Baltic states saw an average construction growth rate of 10.8% between 2011 and 2014, according to research company PMR, whose latest report is called Construction Sector in Baltic States 2015: Estonia, Latvia, Lithuania. Development forecasts for 2015 to 2021.
With an average construction growth rate of 10.8% between 2011 and 2014, Lithuania’s construction output performed slightly less well than its Estonian counterpart – where an average annual growth rate of 11.4% was recorded – but marginally better than Latvia, where the construction sector expanded by 10.5% year on year during the period.

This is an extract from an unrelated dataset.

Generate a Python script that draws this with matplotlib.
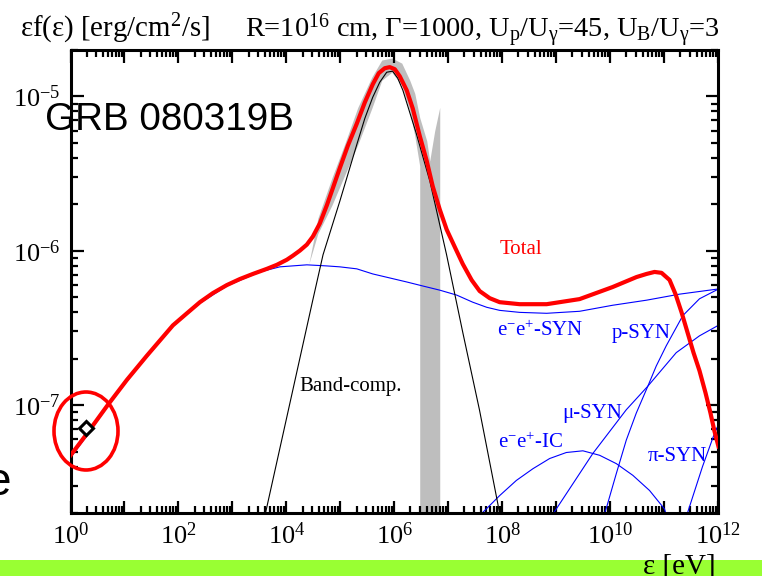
import matplotlib
matplotlib.use("Agg")
import matplotlib.pyplot as plt
import matplotlib.patches as mpatches
from matplotlib.ticker import LogLocator, FuncFormatter, NullFormatter
import numpy as np

plt.rcParams.update({
    "font.family": "Liberation Serif",
    "mathtext.fontset": "custom",
    "mathtext.rm": "Liberation Serif",
    "mathtext.it": "Liberation Serif:italic",
    "mathtext.bf": "Liberation Serif:bold",
})

RED = "#ff0000"
BLUE = "#0000ff"
GRAY = "#bebebe"
GREEN = "#99ff33"

# all spectra stored as log10(eps [eV]) and log10(eps f(eps) [erg/cm2/s])
total_logE = [0.000, 0.269, 0.676, 1.046, 1.417, 1.898, 2.157, 2.398, 2.639, 2.898,
              3.139, 3.380, 3.639, 3.824, 4.009, 4.120, 4.250, 4.380, 4.491, 4.620,
              4.750, 4.861, 4.991, 5.139, 5.306, 5.454, 5.602, 5.713, 5.824, 5.917,
              6.009, 6.102, 6.231, 6.343, 6.472, 6.602, 6.713, 6.843, 6.972, 7.120,
              7.269, 7.435, 7.583, 7.769, 7.954, 8.324, 8.824, 9.435, 10.046, 10.491,
              10.676, 10.824, 10.954, 11.102, 11.213, 11.324, 11.435, 11.546, 11.657,
              11.769, 11.861, 11.935, 12.009]
total_logF = [-7.326, -7.202, -7.006, -6.836, -6.679, -6.483, -6.405, -6.333, -6.274,
              -6.222, -6.183, -6.150, -6.117, -6.091, -6.058, -6.032, -5.999, -5.960,
              -5.908, -5.823, -5.706, -5.595, -5.464, -5.320, -5.176, -5.039, -4.921,
              -4.849, -4.817, -4.810, -4.823, -4.869, -4.960, -5.078, -5.255, -5.418,
              -5.582, -5.732, -5.863, -5.974, -6.085, -6.190, -6.261, -6.307, -6.333,
              -6.346, -6.346, -6.313, -6.235, -6.170, -6.150, -6.137, -6.143, -6.189,
              -6.281, -6.398, -6.529, -6.660, -6.777, -6.921, -7.052, -7.170, -7.268]

esyn_logE = [0.000, 0.269, 0.676, 1.046, 1.417, 1.898, 2.398, 2.898, 3.380, 3.509,
             3.880, 4.380, 4.750, 4.991, 5.306, 5.602, 5.917, 6.231, 6.528, 6.843,
             7.157, 7.454, 7.713, 7.954, 8.324, 8.824, 9.435, 10.046, 10.676, 11.287,
             11.991]
esyn_logF = [-7.340, -7.215, -7.015, -6.845, -6.688, -6.490, -6.340, -6.228, -6.156,
             -6.137, -6.104, -6.091, -6.098, -6.104, -6.117, -6.150, -6.176, -6.202,
             -6.228, -6.255, -6.287, -6.333, -6.366, -6.386, -6.399, -6.405, -6.392,
             -6.353, -6.320, -6.281, -6.248]

band_logE = [3.55, 4.49, 4.68, 4.99, 5.31, 5.454, 5.60, 5.731, 5.86, 5.97, 6.065, 6.16,
             6.41, 6.66, 6.97, 7.27, 7.58, 7.92, 8.00]
band_logF = [-7.80, -6.320, -6.026, -5.680, -5.307, -5.143, -5.006, -4.908, -4.843,
             -4.836, -4.882, -4.960, -5.242, -5.549, -6.026, -6.529, -7.032, -7.640,
             -7.80]

psyn_logE = [9.861, 9.935, 10.115, 10.300, 10.485, 10.700, 10.855, 11.040, 11.348,
             11.657, 11.996]
psyn_logF = [-7.738, -7.662, -7.444, -7.227, -7.052, -6.877, -6.747, -6.616, -6.420,
             -6.311, -6.250]

musyn_logE = [8.880, 9.065, 9.681, 10.300, 10.700, 11.226, 11.657, 11.996]
musyn_logF = [-7.738, -7.640, -7.313, -7.030, -6.877, -6.660, -6.551, -6.485]

pisyn_logE = [11.398, 11.713, 11.935, 12.02]
pisyn_logF = [-7.738, -7.398, -7.183, -7.117]

eic_logE = [7.546, 7.644, 7.954, 8.263, 8.570, 8.880, 9.189, 9.496, 9.806, 10.115,
            10.422, 10.731, 11.009, 11.065]
eic_logF = [-7.738, -7.694, -7.586, -7.488, -7.412, -7.346, -7.307, -7.296, -7.325,
            -7.379, -7.455, -7.553, -7.673, -7.738]

# observed spectrum region (upper / lower envelope)
obs_logE = [4.417, 4.583, 4.843, 5.083, 5.324, 5.583, 5.769, 5.954, 6.139, 6.287,
            6.380, 6.472, 6.4721, 6.602, 6.657, 6.750, 6.843]
obs_hi = [-6.085, -5.790, -5.529, -5.307, -5.071, -4.875, -4.764, -4.751, -4.784,
          -4.895, -4.980, -5.137, -5.137, -5.287, -5.418, -5.222, -5.071]
obs_lo = [-6.085, -5.889, -5.706, -5.509, -5.313, -5.078, -4.895, -4.843, -4.928,
          -5.091, -5.255, -5.451, -8.0, -8.0, -8.0, -8.0, -8.0]

# low-energy (optical) point
opt_logE = [0.287]
opt_logF = [-7.150]


def p(a):
    return 10.0 ** np.asarray(a)


fig = plt.figure(figsize=(7.62, 5.76), dpi=100)
fig.add_artist(mpatches.Rectangle((0, 0), 1, 16 / 576, transform=fig.transFigure,
                                  color=GREEN, lw=0, zorder=0))

ax = fig.add_axes([70.5 / 762, 1 - 513 / 576, 647.5 / 762, 463 / 576])
ax.set_xscale("log")
ax.set_yscale("log")
ax.set_xlim(1, 1e12)
ax.set_ylim(2e-8, 2e-5)

ax.fill_between(p(obs_logE), p(obs_lo), p(obs_hi), color=GRAY, lw=0, zorder=1)
ax.plot(p(esyn_logE), p(esyn_logF), color=BLUE, lw=0.8, zorder=2)
for xs, ys in [(psyn_logE, psyn_logF), (musyn_logE, musyn_logF),
               (pisyn_logE, pisyn_logF), (eic_logE, eic_logF)]:
    ax.plot(p(xs), p(ys), color=BLUE, lw=0.8, zorder=2)
ax.plot(p(band_logE), p(band_logF), color="black", lw=0.8, zorder=3)
ax.plot(p(total_logE), p(total_logF), color=RED, lw=3.0, zorder=4,
        solid_joinstyle="round")
ax.plot(p(opt_logE), p(opt_logF), ls="none", marker="D", ms=7.5, mfc="white",
        mec="black", mew=2.2, zorder=6, clip_on=False)

lab = dict(fontsize=15, va="baseline", ha="left")
ax.text(p(7.95), p(-6.019), "Total", color=RED, **lab)
ax.text(p(7.90), p(-6.549), r"e$^{-}$e$^{+}$-SYN", color=BLUE, **lab)
ax.text(p(10.03), p(-6.562), "p-SYN", color=BLUE, **lab)
ax.text(p(9.12), p(-7.085), "μ-SYN", color=BLUE, **lab)
ax.text(p(7.92), p(-7.281), r"e$^{-}$e$^{+}$-IC", color=BLUE, **lab)
ax.text(p(10.69), p(-7.359), "π-SYN", color=BLUE, **lab)
ax.text(p(4.25), p(-6.908), "Band-comp.", color="black", **lab)

# axes styling: inward ticks on every side
for s in ax.spines.values():
    s.set_linewidth(2.2)
ax.tick_params(which="both", direction="in", top=True, right=True,
               labelsize=19, pad=7, width=1.6)
ax.tick_params(which="major", length=9)
ax.tick_params(which="minor", length=5)

ax.xaxis.set_major_locator(LogLocator(base=10, subs=(1.0,), numticks=30))
ax.xaxis.set_minor_locator(LogLocator(base=10, subs=np.arange(2, 10), numticks=300))
ax.yaxis.set_major_locator(LogLocator(base=10, subs=(1.0,), numticks=30))
ax.yaxis.set_minor_locator(LogLocator(base=10, subs=np.arange(2, 10), numticks=300))


def xfmt(v, pos):
    n = int(round(np.log10(v)))
    return r"10$^{%d}$" % n if n % 2 == 0 else ""


def yfmt(v, pos):
    n = int(round(np.log10(v)))
    return r"10$^{%d}$" % n


ax.xaxis.set_major_formatter(FuncFormatter(xfmt))
ax.yaxis.set_major_formatter(FuncFormatter(yfmt))
ax.xaxis.set_minor_formatter(NullFormatter())
ax.yaxis.set_minor_formatter(NullFormatter())

# header and axis titles
fig.text(20 / 762, 1 - 37 / 576, r"εf(ε) [erg/cm$^{2}$/s]", fontsize=20.8, va="baseline")
fig.text(245 / 762, 1 - 38 / 576,
         r"R=10$^{16}$ cm, Γ=1000, U$_{\mathrm{p}}$/U$_{\mathrm{γ}}$=45, "
         r"U$_{\mathrm{B}}$/U$_{\mathrm{γ}}$=3", fontsize=20.4, va="baseline")
fig.text(643 / 762, 1 - 573 / 576, "ε [eV]", fontsize=21, va="baseline", zorder=5)

fig.text(45 / 762, 1 - 130 / 576, "GRB 080319B", family="Liberation Sans",
         fontsize=27.8, va="baseline", zorder=10)
fig.text(11 / 762, 1 - 495 / 576, "e", family="Liberation Sans",
         fontsize=33, va="baseline", ha="right", zorder=10)

fig.add_artist(mpatches.Ellipse((86 / 762, 1 - 431 / 576), 64 / 762, 78 / 576,
                                transform=fig.transFigure, fill=False,
                                ec=RED, lw=2.6, zorder=10))

fig.savefig("out.png", dpi=100)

However, Lithuanian construction output rose by 16.7% in 2014, the third most substantial increase among EU countries. This healthy performance recorded in the country in 2014 followed a robust increase of 11.3% achieved a year before.
In the last few years, the Latvian construction industry has also continued to improve, said PMR, though at a more moderate pace than in 2011/2012. Last year, Latvian construction output grew by about 8% year-on-year, after nearly 7% a year earlier, and a few years with growth rates of at least 12%.
In contrast, Estonian construction output recorded a negative rate of growth in 2014, with a 1.7% reduction, after a 3.2% rate of growth seen in 2013. PMR said it was worth noting that Estonia’s negative result in 2014 largely reflected the very high base effect established between 2011 and 2013, when Estonian construction output rose by 26% year-on-year in 2011 and by almost 18% in 2012.
According to PMR, the key factors which recently contributed to the upsurge in construction activity in the Baltics included an improvement in economic growth, with the GDP growth rate in all three countries exceeding the 2% threshold in 2014. The economy expanded by 3.0% in Lithuania, 2.9% in Estonia and 2.8% in Latvia.
Even more substantial GDP growth rates were recorded a year before – a rise of 3.5% in Lithuania and 3.0% in Latvia.
PMR said the major driver behind the ongoing steady upward trend in construction activity in the Baltics had been the revival of residential construction activity in all three countries.
In Lithuania, the region’s largest country, which is responsible for between 35% and 40% of the construction output in the region every year, the total floor area of new residential buildings for which building permits were granted rose by almost 19% year on year in 2013, following a 24.5% rise in 2012.
In Latvia and Estonia, this indicator improved by 13.3% and 10.7% respectively in 2013.
However, in Latvia the total residential space associated with building permits granted last year was 27% short of the figure recorded in 2013, whereas in Lithuania the contraction was less dramatic at only 7.4%.
PMR said the slowdown primarily reflected the negative external economic shock from developments in Russia.
It added that this year, the residential market in the region was also expected to be overshadowed by the fallout from the economic turbulence in Russia, which constrains residential construction activity, particularly in Latvia.
In contrast, Estonian residential construction has been less vulnerable to the economic turmoil in Russia. The floor area of new residential buildings for which building permits were granted in Estonia last year was 16.4% more than the 2013 result and almost 29% higher than the figure recorded in 2012.